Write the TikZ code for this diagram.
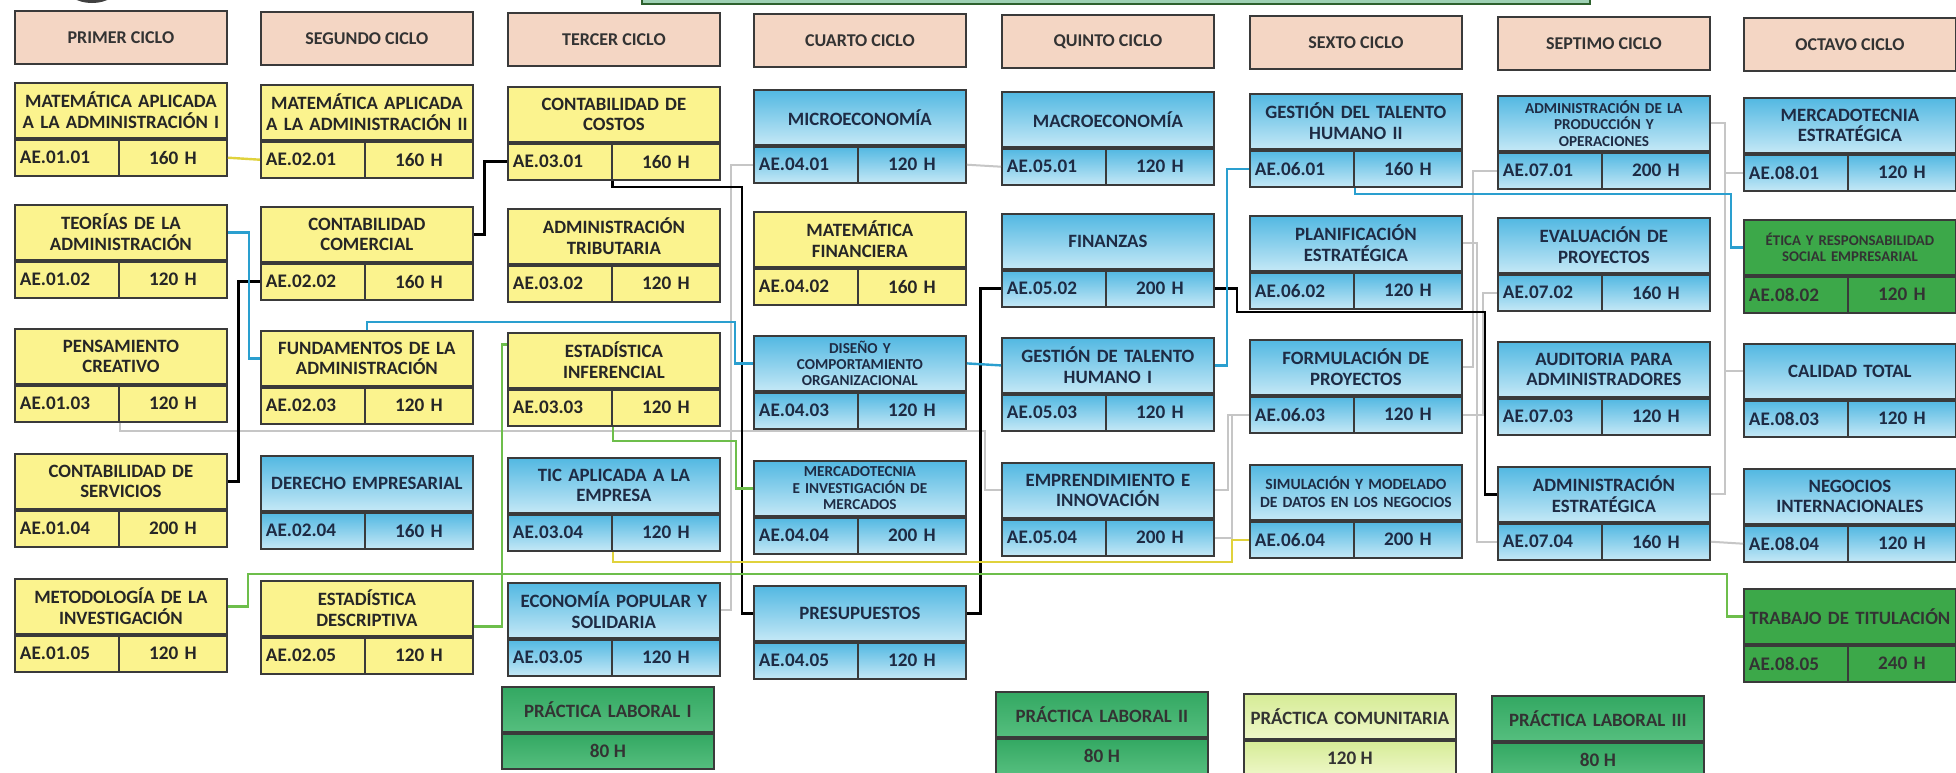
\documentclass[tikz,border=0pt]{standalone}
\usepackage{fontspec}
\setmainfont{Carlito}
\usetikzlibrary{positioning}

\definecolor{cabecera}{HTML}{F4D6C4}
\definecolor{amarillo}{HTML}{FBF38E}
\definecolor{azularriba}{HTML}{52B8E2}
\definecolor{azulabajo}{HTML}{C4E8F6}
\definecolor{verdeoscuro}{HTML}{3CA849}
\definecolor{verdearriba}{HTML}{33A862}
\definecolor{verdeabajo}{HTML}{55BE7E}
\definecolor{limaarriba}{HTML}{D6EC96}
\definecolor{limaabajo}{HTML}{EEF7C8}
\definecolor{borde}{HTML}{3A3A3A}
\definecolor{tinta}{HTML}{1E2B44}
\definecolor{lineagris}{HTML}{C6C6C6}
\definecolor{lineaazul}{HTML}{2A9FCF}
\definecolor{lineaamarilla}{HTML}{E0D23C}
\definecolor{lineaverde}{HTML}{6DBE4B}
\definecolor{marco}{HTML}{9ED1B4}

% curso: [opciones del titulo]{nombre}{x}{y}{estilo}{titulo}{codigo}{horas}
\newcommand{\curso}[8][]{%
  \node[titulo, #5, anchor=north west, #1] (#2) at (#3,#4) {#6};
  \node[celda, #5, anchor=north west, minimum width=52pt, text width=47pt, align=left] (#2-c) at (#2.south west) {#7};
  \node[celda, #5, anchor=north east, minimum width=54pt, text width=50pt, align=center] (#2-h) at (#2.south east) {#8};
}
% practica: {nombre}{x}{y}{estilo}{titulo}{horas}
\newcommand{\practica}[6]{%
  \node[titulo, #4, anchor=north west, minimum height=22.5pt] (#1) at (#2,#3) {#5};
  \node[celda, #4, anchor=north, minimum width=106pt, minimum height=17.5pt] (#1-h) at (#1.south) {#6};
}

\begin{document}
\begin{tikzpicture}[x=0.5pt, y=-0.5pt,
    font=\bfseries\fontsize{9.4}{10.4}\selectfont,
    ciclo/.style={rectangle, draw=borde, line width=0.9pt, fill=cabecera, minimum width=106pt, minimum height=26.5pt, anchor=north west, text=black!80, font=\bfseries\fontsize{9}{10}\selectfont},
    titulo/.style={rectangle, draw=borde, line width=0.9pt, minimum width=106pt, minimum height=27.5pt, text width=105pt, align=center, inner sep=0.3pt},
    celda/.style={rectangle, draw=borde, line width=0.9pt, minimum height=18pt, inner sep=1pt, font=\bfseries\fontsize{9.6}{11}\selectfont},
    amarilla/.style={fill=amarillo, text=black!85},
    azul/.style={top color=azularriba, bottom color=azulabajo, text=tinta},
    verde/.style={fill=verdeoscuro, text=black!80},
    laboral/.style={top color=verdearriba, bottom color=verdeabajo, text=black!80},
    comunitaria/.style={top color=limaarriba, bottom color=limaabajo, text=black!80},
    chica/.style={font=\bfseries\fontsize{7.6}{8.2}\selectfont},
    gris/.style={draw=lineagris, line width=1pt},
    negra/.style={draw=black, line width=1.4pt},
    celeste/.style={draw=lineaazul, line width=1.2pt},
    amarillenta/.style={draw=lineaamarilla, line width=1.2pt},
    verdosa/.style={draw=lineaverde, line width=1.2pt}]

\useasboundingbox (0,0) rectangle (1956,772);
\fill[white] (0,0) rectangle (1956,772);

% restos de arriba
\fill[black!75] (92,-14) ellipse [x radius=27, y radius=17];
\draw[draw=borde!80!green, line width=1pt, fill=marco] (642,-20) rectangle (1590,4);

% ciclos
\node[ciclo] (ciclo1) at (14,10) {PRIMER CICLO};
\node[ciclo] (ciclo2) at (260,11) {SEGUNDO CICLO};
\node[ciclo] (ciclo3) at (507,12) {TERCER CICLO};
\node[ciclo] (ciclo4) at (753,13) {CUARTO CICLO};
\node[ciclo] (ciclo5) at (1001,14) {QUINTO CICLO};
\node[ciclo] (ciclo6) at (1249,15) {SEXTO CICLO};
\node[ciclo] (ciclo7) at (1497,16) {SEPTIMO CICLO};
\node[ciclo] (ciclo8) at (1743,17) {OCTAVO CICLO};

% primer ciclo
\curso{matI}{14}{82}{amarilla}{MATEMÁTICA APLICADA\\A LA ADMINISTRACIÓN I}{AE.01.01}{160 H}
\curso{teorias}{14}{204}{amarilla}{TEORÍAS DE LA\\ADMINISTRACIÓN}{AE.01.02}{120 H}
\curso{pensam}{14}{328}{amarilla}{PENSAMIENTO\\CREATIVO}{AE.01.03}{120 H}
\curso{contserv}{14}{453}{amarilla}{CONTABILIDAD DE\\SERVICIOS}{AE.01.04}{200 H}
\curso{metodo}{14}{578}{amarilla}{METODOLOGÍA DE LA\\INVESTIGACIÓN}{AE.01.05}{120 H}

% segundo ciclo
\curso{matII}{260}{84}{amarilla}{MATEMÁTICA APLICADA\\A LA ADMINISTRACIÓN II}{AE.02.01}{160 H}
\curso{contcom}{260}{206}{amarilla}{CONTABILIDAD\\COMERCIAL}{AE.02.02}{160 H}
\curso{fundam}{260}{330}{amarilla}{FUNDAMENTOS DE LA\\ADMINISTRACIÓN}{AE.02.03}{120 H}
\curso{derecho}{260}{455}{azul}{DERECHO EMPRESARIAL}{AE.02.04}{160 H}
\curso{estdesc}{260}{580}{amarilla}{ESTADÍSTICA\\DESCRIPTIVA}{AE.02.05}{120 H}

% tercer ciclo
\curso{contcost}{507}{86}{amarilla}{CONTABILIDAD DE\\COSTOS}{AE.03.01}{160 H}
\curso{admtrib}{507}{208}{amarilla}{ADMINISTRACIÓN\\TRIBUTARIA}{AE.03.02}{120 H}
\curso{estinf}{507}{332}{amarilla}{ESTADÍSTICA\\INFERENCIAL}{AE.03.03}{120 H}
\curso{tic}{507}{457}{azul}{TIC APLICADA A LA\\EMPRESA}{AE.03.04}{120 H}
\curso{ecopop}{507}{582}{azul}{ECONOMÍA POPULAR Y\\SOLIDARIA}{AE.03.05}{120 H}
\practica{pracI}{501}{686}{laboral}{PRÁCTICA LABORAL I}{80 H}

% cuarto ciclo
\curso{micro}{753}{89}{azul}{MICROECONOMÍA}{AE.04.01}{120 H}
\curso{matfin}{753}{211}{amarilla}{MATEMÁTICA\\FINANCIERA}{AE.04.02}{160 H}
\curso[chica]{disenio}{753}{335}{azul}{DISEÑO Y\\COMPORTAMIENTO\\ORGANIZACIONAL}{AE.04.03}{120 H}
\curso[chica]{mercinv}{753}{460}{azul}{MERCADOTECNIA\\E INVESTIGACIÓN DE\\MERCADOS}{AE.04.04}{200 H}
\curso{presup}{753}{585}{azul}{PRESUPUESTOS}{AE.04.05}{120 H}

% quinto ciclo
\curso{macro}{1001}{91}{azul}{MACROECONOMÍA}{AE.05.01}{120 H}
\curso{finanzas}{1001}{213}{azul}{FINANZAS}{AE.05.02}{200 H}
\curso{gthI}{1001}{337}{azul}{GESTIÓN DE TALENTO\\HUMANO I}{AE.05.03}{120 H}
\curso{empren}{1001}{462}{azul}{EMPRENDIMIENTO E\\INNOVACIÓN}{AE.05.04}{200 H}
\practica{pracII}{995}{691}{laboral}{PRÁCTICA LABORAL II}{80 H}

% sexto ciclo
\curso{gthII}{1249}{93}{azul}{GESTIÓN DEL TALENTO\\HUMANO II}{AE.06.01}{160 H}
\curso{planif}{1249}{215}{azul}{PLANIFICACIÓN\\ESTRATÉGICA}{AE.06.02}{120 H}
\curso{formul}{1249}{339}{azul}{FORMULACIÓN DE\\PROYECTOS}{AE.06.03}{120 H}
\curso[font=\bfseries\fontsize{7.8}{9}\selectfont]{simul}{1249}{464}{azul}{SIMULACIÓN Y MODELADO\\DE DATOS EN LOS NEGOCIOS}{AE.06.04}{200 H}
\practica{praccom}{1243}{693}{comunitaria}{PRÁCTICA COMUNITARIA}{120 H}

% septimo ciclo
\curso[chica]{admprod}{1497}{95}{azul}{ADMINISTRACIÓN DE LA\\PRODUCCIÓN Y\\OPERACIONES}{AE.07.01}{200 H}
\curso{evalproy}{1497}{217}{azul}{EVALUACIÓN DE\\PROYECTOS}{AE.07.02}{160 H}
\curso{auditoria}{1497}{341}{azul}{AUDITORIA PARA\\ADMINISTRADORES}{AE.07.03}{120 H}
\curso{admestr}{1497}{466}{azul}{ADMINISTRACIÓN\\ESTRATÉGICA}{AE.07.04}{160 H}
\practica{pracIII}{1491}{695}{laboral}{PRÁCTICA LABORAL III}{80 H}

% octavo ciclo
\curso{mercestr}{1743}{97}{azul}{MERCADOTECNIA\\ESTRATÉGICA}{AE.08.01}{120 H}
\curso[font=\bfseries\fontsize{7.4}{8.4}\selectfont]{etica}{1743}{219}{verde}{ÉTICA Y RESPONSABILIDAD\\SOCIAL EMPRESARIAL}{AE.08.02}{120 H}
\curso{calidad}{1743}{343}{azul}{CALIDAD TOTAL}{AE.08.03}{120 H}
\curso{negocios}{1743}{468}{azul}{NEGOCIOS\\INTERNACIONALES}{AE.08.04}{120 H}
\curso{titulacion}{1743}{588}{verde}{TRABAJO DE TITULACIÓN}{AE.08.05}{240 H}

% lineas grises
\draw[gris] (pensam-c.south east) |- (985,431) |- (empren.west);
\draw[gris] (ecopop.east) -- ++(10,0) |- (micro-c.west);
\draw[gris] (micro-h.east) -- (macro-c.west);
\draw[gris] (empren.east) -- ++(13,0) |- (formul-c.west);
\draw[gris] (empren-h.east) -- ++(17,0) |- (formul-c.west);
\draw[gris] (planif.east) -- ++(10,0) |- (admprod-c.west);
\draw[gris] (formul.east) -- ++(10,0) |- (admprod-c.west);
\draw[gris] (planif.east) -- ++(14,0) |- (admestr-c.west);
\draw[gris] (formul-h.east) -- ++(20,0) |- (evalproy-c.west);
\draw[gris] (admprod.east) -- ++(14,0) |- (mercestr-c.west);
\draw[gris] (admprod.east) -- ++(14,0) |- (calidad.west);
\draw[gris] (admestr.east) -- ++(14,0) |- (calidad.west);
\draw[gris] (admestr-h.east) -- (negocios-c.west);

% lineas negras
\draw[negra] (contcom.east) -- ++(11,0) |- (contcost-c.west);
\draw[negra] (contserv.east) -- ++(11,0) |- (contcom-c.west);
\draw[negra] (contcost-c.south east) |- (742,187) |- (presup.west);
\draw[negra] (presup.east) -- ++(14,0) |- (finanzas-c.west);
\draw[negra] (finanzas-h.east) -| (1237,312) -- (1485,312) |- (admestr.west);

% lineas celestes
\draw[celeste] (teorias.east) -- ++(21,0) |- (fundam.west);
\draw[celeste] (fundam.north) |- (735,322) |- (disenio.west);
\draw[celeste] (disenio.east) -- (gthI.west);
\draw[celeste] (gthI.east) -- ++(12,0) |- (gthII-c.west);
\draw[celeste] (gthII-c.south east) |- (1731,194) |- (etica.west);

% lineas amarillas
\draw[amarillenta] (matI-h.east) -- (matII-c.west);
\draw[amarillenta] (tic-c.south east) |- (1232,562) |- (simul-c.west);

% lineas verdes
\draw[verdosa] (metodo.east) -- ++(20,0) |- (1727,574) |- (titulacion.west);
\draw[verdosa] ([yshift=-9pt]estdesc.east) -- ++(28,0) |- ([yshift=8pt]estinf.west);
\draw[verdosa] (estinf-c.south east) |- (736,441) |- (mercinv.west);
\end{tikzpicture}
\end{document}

...

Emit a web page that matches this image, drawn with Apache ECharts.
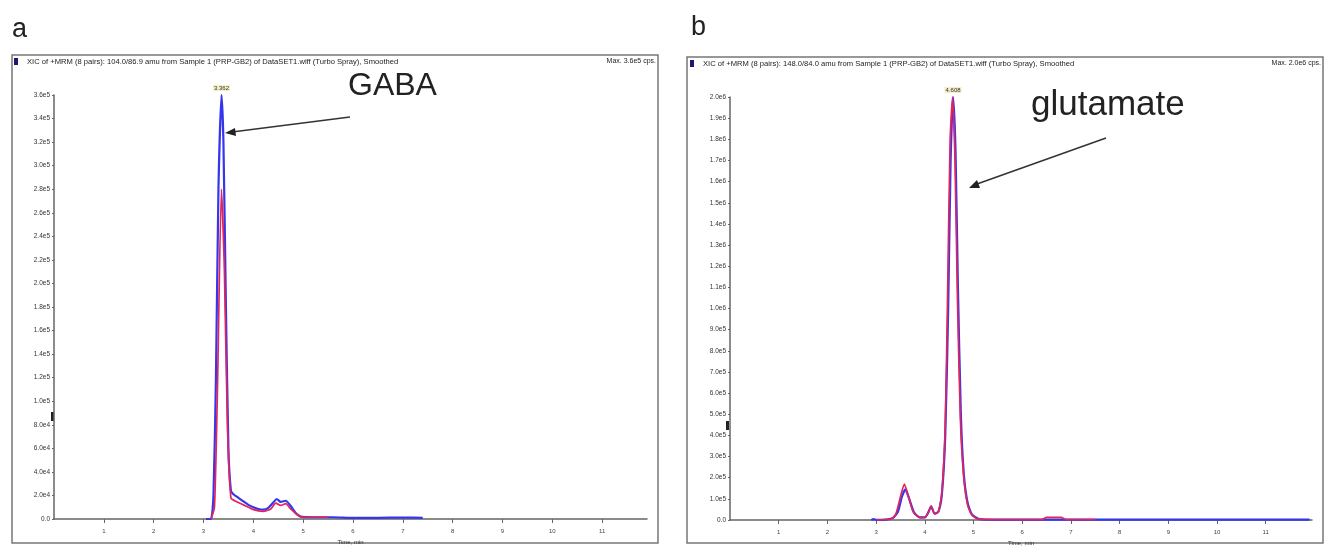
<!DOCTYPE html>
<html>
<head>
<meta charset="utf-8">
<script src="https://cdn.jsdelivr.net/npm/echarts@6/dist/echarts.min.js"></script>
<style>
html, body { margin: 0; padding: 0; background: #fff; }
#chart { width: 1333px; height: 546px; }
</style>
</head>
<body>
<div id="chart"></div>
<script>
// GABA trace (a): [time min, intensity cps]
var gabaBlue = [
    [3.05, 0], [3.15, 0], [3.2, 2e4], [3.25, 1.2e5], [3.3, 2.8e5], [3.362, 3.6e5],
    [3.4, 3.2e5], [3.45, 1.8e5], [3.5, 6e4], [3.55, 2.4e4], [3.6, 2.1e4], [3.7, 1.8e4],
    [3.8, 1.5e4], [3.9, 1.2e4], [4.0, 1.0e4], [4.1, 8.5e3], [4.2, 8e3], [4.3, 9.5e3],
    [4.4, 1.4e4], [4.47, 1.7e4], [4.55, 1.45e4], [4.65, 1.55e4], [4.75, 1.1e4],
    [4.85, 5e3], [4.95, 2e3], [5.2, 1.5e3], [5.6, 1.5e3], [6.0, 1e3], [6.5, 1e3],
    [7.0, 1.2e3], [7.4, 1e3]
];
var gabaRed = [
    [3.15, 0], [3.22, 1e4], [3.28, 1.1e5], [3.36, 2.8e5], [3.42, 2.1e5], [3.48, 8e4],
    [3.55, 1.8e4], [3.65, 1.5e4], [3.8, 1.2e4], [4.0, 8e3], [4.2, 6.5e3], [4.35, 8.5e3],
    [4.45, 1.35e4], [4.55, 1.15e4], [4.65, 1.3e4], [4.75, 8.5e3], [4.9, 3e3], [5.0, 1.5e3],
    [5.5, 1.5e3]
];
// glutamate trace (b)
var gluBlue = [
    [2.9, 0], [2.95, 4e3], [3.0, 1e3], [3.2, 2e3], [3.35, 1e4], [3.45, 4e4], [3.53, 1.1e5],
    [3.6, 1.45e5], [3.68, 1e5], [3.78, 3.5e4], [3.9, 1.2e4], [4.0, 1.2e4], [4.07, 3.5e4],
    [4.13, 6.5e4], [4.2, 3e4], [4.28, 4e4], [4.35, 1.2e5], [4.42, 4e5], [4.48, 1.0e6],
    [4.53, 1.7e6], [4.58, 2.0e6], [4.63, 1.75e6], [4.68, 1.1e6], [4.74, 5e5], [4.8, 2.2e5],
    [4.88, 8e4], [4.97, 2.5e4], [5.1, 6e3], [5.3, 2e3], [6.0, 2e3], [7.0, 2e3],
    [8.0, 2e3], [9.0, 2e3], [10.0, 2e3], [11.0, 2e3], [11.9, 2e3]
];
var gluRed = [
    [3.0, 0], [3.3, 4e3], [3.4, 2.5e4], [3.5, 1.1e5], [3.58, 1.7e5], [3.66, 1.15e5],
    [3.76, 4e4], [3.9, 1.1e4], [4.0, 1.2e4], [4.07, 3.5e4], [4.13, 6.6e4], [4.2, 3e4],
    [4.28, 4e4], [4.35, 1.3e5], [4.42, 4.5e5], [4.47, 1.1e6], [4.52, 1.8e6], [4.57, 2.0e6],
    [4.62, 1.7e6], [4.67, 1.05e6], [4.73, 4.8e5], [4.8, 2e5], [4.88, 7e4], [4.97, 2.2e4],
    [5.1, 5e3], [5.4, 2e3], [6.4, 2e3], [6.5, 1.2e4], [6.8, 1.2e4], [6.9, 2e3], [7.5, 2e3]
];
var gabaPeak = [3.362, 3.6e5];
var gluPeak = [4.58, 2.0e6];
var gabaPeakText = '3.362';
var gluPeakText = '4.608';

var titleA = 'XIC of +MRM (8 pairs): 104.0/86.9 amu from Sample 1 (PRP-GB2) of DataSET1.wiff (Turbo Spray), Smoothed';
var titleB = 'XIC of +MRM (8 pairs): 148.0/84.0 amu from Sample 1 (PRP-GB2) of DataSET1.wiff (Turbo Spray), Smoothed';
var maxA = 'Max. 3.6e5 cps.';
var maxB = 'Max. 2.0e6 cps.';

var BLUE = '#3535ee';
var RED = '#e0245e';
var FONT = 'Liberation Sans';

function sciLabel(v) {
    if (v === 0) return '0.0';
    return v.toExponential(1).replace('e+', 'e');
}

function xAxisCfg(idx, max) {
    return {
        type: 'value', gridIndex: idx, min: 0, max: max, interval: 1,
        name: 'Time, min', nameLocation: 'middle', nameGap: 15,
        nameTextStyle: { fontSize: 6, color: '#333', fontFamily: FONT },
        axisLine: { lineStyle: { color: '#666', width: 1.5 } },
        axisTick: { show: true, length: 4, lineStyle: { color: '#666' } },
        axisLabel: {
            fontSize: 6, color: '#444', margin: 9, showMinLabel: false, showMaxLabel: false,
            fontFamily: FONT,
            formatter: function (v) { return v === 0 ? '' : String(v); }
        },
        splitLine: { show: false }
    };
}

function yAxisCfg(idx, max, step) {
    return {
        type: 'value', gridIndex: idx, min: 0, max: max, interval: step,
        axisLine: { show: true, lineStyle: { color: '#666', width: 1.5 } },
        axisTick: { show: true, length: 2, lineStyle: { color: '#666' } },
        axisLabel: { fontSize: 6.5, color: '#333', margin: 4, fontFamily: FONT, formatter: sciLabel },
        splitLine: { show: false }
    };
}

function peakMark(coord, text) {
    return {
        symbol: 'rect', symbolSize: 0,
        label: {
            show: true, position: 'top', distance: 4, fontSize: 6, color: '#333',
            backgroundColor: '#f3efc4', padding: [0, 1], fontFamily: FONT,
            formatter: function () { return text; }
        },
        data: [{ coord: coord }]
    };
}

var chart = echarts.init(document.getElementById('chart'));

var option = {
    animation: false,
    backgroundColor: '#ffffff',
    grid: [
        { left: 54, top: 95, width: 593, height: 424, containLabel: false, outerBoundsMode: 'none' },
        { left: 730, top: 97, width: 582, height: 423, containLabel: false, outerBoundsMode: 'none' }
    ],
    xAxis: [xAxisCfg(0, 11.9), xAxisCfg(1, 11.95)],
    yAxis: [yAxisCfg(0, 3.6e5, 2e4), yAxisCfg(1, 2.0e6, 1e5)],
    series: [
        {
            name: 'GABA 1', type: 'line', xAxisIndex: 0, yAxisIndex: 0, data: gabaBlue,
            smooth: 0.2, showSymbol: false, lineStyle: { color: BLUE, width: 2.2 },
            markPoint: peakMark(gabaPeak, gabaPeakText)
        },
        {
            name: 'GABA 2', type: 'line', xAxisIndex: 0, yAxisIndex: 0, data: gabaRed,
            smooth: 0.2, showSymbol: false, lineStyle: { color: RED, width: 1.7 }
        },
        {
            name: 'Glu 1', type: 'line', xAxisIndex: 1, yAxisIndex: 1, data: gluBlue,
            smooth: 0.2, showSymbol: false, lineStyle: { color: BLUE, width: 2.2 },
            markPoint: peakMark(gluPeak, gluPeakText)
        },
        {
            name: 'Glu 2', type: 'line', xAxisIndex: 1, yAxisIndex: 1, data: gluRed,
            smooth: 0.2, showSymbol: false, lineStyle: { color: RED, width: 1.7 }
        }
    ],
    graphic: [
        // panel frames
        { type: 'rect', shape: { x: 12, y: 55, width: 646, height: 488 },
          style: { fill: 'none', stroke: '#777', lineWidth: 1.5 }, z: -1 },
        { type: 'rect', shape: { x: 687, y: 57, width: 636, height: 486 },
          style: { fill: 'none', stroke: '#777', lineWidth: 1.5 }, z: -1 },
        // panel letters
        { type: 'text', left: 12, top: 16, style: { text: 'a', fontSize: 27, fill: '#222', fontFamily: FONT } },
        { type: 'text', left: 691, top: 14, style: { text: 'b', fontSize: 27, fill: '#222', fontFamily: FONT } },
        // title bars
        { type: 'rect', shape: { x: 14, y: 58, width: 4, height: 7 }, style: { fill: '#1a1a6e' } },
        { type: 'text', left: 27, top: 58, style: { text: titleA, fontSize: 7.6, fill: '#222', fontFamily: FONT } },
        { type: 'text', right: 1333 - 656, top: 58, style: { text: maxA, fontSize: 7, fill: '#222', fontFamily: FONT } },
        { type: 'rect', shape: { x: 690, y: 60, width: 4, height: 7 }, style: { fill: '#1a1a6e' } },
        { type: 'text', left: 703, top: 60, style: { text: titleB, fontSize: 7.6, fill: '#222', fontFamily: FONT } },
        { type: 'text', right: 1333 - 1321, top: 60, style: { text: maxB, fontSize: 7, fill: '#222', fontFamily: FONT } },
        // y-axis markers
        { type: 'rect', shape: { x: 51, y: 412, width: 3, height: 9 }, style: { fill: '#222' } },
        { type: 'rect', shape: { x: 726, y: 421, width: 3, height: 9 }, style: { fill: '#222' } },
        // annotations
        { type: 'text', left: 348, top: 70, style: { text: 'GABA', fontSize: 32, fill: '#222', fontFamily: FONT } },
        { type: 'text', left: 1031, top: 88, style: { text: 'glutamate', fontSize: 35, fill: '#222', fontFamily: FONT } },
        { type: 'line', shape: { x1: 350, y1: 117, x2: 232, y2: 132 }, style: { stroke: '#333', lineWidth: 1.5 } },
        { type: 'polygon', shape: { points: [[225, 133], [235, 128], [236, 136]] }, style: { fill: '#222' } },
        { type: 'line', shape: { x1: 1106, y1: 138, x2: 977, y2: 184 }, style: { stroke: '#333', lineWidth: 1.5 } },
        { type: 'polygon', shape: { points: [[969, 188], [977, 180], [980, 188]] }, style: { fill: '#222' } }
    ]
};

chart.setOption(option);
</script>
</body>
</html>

Task description:
Copy every line of the data that holds the string "this".

Completed task:
Write the TikZ code for this diagram.
Emit a web page that matches this image, drawn with Apache ECharts.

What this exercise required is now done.